■ Set exercise:
Restate exactly the lines that run from the start of the records below to the line containing "const yTicks = [0,10,20,30,40,50,60,70];", counting both ends, and nothing else; pictures stay out.

■ Data section:
○ ○ ○

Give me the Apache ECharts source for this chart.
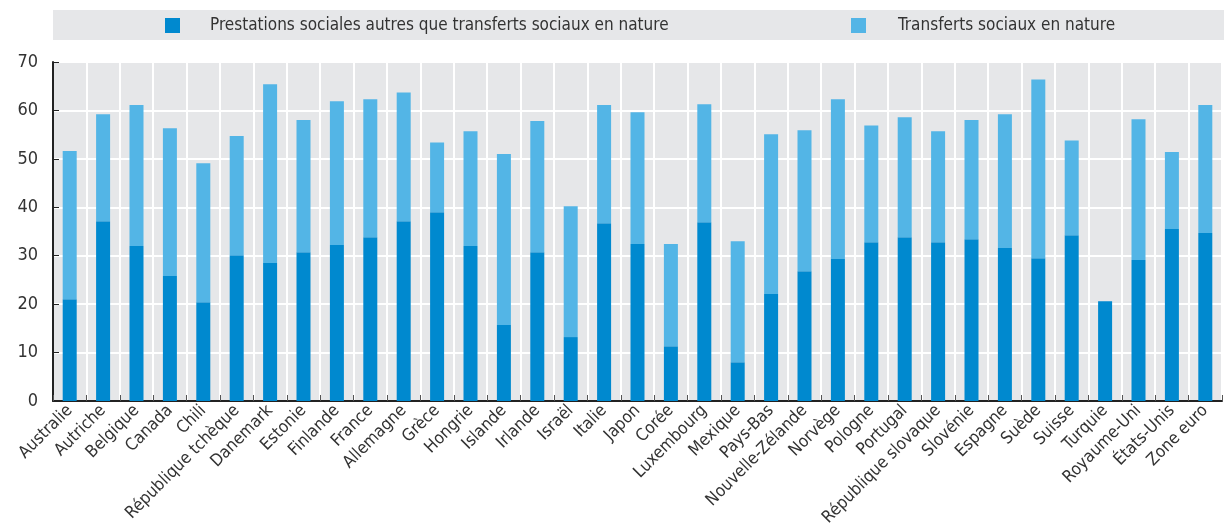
<!DOCTYPE html>
<html><head><meta charset="utf-8">
<script src="https://cdn.jsdelivr.net/npm/echarts@6/dist/echarts.min.js"></script>
<style>html,body{margin:0;padding:0;background:#fff}#c{width:1224px;height:531px}</style>
</head><body><div id="c"></div>
<script>
const categories = ["Australie","Autriche","Belgique","Canada","Chili","République tchèque","Danemark","Estonie","Finlande","France","Allemagne","Grèce","Hongrie","Islande","Irlande","Israël","Italie","Japon","Corée","Luxembourg","Mexique","Pays-Bas","Nouvelle-Zélande","Norvège","Pologne","Portugal","République slovaque","Slovénie","Espagne","Suède","Suisse","Turquie","Royaume-Uni","États-Unis","Zone euro"];
const prestations = [21.0,37.1,32.0,25.8,20.4,30.1,28.5,30.7,32.2,33.8,37.1,39.0,32.0,15.7,30.7,13.2,36.7,32.4,11.3,36.9,8.0,22.1,26.8,29.3,32.8,33.8,32.8,33.4,31.6,29.5,34.2,20.6,29.1,35.5,34.7];
const totals = [51.6,59.2,61.1,56.3,49.1,54.7,65.4,58.0,61.9,62.3,63.7,53.4,55.7,51.0,57.8,40.2,61.1,59.6,32.4,61.3,33.0,55.1,55.9,62.3,56.9,58.6,55.7,58.0,59.2,66.4,53.8,20.6,58.2,51.4,61.1];
const transferts = totals.map((t,i)=>Math.round((t-prestations[i])*10)/10);
const seriesNames = ["Prestations sociales autres que transferts sociaux en nature","Transferts sociaux en nature"];
const yTicks = [0,10,20,30,40,50,60,70];

const FONT = "'Liberation Sans Narrow','DejaVu Sans Condensed',sans-serif";
const chart = echarts.init(document.getElementById('c'), null, {renderer:'canvas'});
chart.setOption({
  animation:false,
  graphic:[{type:'rect', left:53, top:10, shape:{width:1171, height:30}, style:{fill:'#e6e7e9'}, z:-1}],
  legend:[
    {data:[seriesNames[0]], left:165, top:17, padding:0, itemWidth:15, itemHeight:15, icon:'rect',
     textStyle:{fontFamily:FONT, fontSize:17, color:'#333', padding:[0,0,0,25]}},
    {data:[seriesNames[1]], left:851, top:17, padding:0, itemWidth:15, itemHeight:15, icon:'rect',
     textStyle:{fontFamily:FONT, fontSize:17, color:'#333', padding:[0,0,0,27]}}
  ],
  grid:{left:53, right:2, top:62, bottom:130, show:true, backgroundColor:'#e6e7e9', borderWidth:0},
  xAxis:{type:'category', data:categories,
    axisLine:{lineStyle:{color:'#222', width:2}},
    axisTick:{show:true, inside:true, length:6, lineStyle:{color:'#555'}},
    splitLine:{show:true, lineStyle:{color:'#fff', width:2}},
    axisLabel:{rotate:45, interval:0, fontFamily:FONT, fontSize:17, color:'#333', margin:7}},
  yAxis:{type:'value', min:0, max:70, interval:10,
    axisLine:{show:true, lineStyle:{color:'#222', width:2}},
    axisTick:{show:true, inside:true, length:6, lineStyle:{color:'#222'}},
    splitLine:{show:true, lineStyle:{color:'#fff', width:2}},
    axisLabel:{fontFamily:FONT, fontSize:18, color:'#333', margin:15,
      formatter:v=>yTicks.includes(v)?String(v):''}},
  series:[
    {name:seriesNames[0], type:'bar', stack:'s', data:prestations, barWidth:14, itemStyle:{color:'#0089cf'}},
    {name:seriesNames[1], type:'bar', stack:'s', data:transferts, barWidth:14, itemStyle:{color:'#53b5e6'}}
  ]
});
</script></body></html>
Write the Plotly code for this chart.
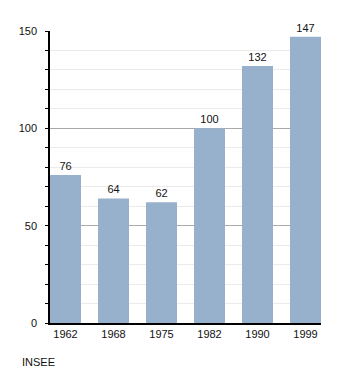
import plotly.graph_objects as go

years = ["1962", "1968", "1975", "1982", "1990", "1999"]
values = [76, 64, 62, 100, 132, 147]
y_ticks = [0, 50, 100, 150]

x_pos = list(range(len(years)))
FONT = "Liberation Sans, Arial, sans-serif"

fig = go.Figure()
fig.add_trace(go.Bar(
    x=x_pos, y=values, width=0.646,
    marker=dict(color="#97b0cc", line=dict(width=0)),
    text=[str(v) for v in values], textposition="outside",
    textfont=dict(family=FONT, size=11, color="#111111"),
    cliponaxis=False,
))

fig.update_layout(
    width=350, height=373,
    margin=dict(l=50, r=29, t=31, b=50),
    paper_bgcolor="white", plot_bgcolor="white",
    showlegend=False,
    font=dict(family=FONT, size=11, color="#111111"),
    xaxis=dict(
        range=[-0.323, 5.323], tickmode="array", tickvals=x_pos, ticktext=years,
        tickfont=dict(family=FONT, size=11, color="#111111"),
        showgrid=False, showline=True, linecolor="black", linewidth=1.5,
        ticks="", zeroline=False, fixedrange=True,
    ),
    yaxis=dict(
        range=[0, 150], tickmode="array", tickvals=y_ticks,
        tickfont=dict(family=FONT, size=11, color="#111111"),
        ticklabelstandoff=6,
        showgrid=True, gridcolor="#aaaaaa", gridwidth=1,
        showline=True, linecolor="black", linewidth=1.5,
        ticks="outside", ticklen=3, tickcolor="black",
        zeroline=False,
        minor=dict(dtick=10, ticks="outside", ticklen=3, tickcolor="black",
                   showgrid=True, gridcolor="#ebebeb"),
    ),
    annotations=[dict(text="INSEE", x=(20 - 50) / 271, y=(373 - 50 - 362) / 292,
                      xref="paper", yref="paper",
                      showarrow=False, xanchor="left", yanchor="middle",
                      font=dict(family=FONT, size=11, color="#111111"))],
)

fig.write_html("out.html")
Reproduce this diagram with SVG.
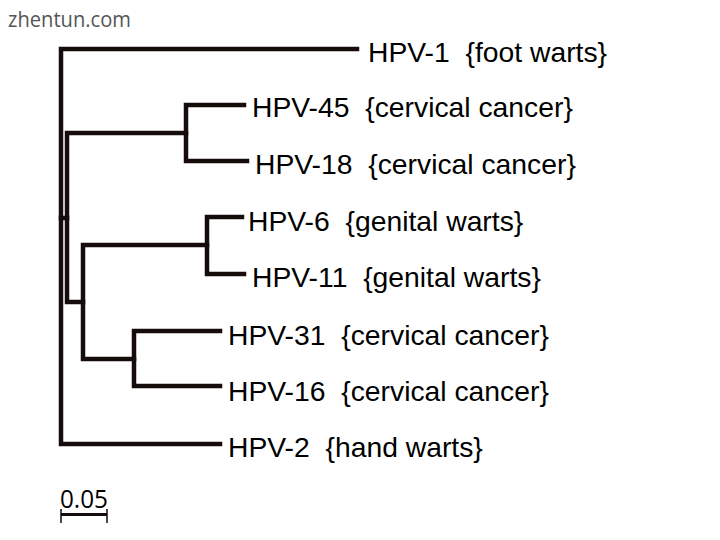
<svg xmlns="http://www.w3.org/2000/svg" width="720" height="540" viewBox="0 0 720 540">
<style>
.br{fill:none;stroke:#160c0c;stroke-width:4.5;stroke-linecap:square;stroke-linejoin:miter}
.lb{font-family:"Liberation Sans",Arial,sans-serif;font-size:28.3px;fill:#000;white-space:pre}
.wm{font-family:"Open Sans","Liberation Sans",sans-serif;font-size:22px;fill:#555}
.sc{font-family:"Open Sans","Liberation Sans",sans-serif;font-size:25px;fill:#000}
</style>
<rect width="720" height="540" fill="#fff"/>
<text class="wm" x="8" y="27" textLength="123" lengthAdjust="spacingAndGlyphs">zhentun.com</text>
<g id="connectors">
<path class="br" d="M357 49H61V444H220"/>
<path class="br" d="M61 218H67"/>
<path class="br" d="M186 133H67V302H83"/>
<path class="br" d="M244 105H186V161H247"/>
<path class="br" d="M207 245H83V359H134"/>
<path class="br" d="M242 217H207V274H244"/>
<path class="br" d="M220 331H134V386H220"/>
</g>
<g id="hpv1"><text class="lb" x="368" y="62" xml:space="preserve">HPV-1  {foot warts}</text></g>
<g id="hpv45"><text class="lb" x="252" y="117" xml:space="preserve">HPV-45  {cervical cancer}</text></g>
<g id="hpv18"><text class="lb" x="255" y="174" xml:space="preserve">HPV-18  {cervical cancer}</text></g>
<g id="hpv6"><text class="lb" x="248" y="231" xml:space="preserve">HPV-6  {genital warts}</text></g>
<g id="hpv11"><text class="lb" x="252" y="287" xml:space="preserve">HPV-11  {genital warts}</text></g>
<g id="hpv31"><text class="lb" x="228" y="345" xml:space="preserve">HPV-31  {cervical cancer}</text></g>
<g id="hpv16"><text class="lb" x="228" y="401" xml:space="preserve">HPV-16  {cervical cancer}</text></g>
<g id="hpv2"><text class="lb" x="228" y="457" xml:space="preserve">HPV-2  {hand warts}</text></g>
<g id="scale">
<text class="sc" x="60" y="508" textLength="48" lengthAdjust="spacingAndGlyphs">0.05</text>
<path d="M61 514.5H107" fill="none" stroke="#160c0c" stroke-width="3"/>
<path d="M61 509V523M107 509V523" fill="none" stroke="#160c0c" stroke-width="1.5"/>
</g>
</svg>
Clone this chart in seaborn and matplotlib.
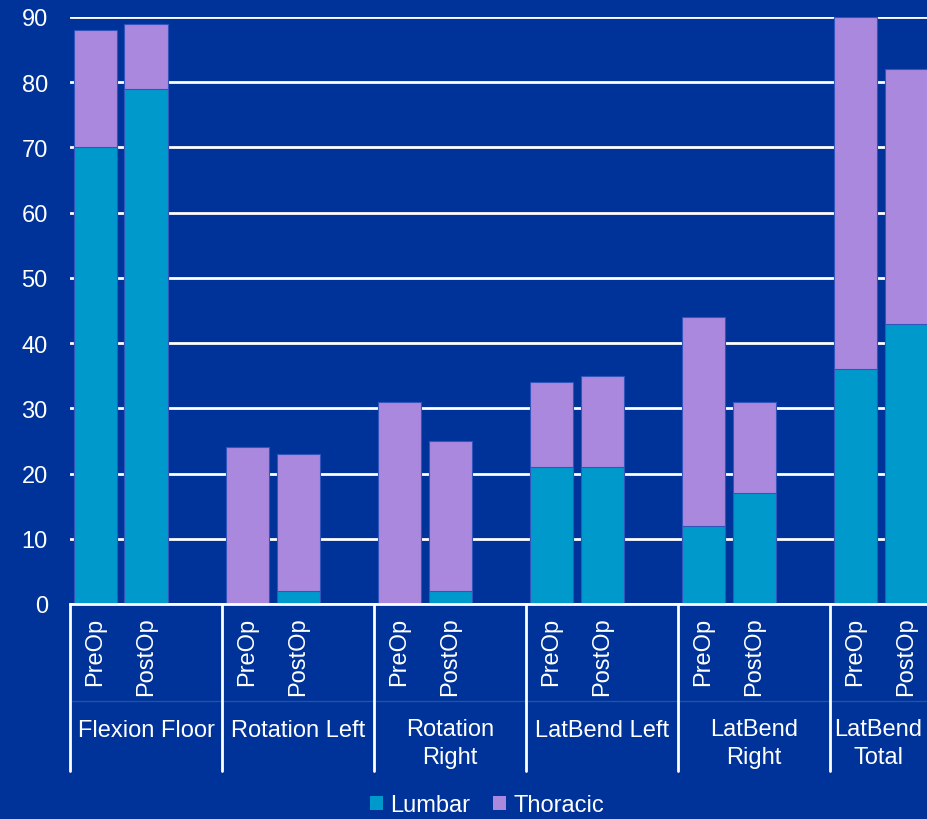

○ ○ ○

■ Exercise answer:
Give me the Apache ECharts source for this chart.
<!DOCTYPE html>
<html><head><meta charset="utf-8">
<script src="https://cdn.jsdelivr.net/npm/echarts@6/dist/echarts.min.js"></script>
<style>html,body{margin:0;padding:0;background:#fff}#c{width:1224px;height:531px}</style>
</head><body><div id="c"></div>
<script>
const categories = ["Australie","Autriche","Belgique","Canada","Chili","République tchèque","Danemark","Estonie","Finlande","France","Allemagne","Grèce","Hongrie","Islande","Irlande","Israël","Italie","Japon","Corée","Luxembourg","Mexique","Pays-Bas","Nouvelle-Zélande","Norvège","Pologne","Portugal","République slovaque","Slovénie","Espagne","Suède","Suisse","Turquie","Royaume-Uni","États-Unis","Zone euro"];
const prestations = [21.0,37.1,32.0,25.8,20.4,30.1,28.5,30.7,32.2,33.8,37.1,39.0,32.0,15.7,30.7,13.2,36.7,32.4,11.3,36.9,8.0,22.1,26.8,29.3,32.8,33.8,32.8,33.4,31.6,29.5,34.2,20.6,29.1,35.5,34.7];
const totals = [51.6,59.2,61.1,56.3,49.1,54.7,65.4,58.0,61.9,62.3,63.7,53.4,55.7,51.0,57.8,40.2,61.1,59.6,32.4,61.3,33.0,55.1,55.9,62.3,56.9,58.6,55.7,58.0,59.2,66.4,53.8,20.6,58.2,51.4,61.1];
const transferts = totals.map((t,i)=>Math.round((t-prestations[i])*10)/10);
const seriesNames = ["Prestations sociales autres que transferts sociaux en nature","Transferts sociaux en nature"];
const yTicks = [0,10,20,30,40,50,60,70];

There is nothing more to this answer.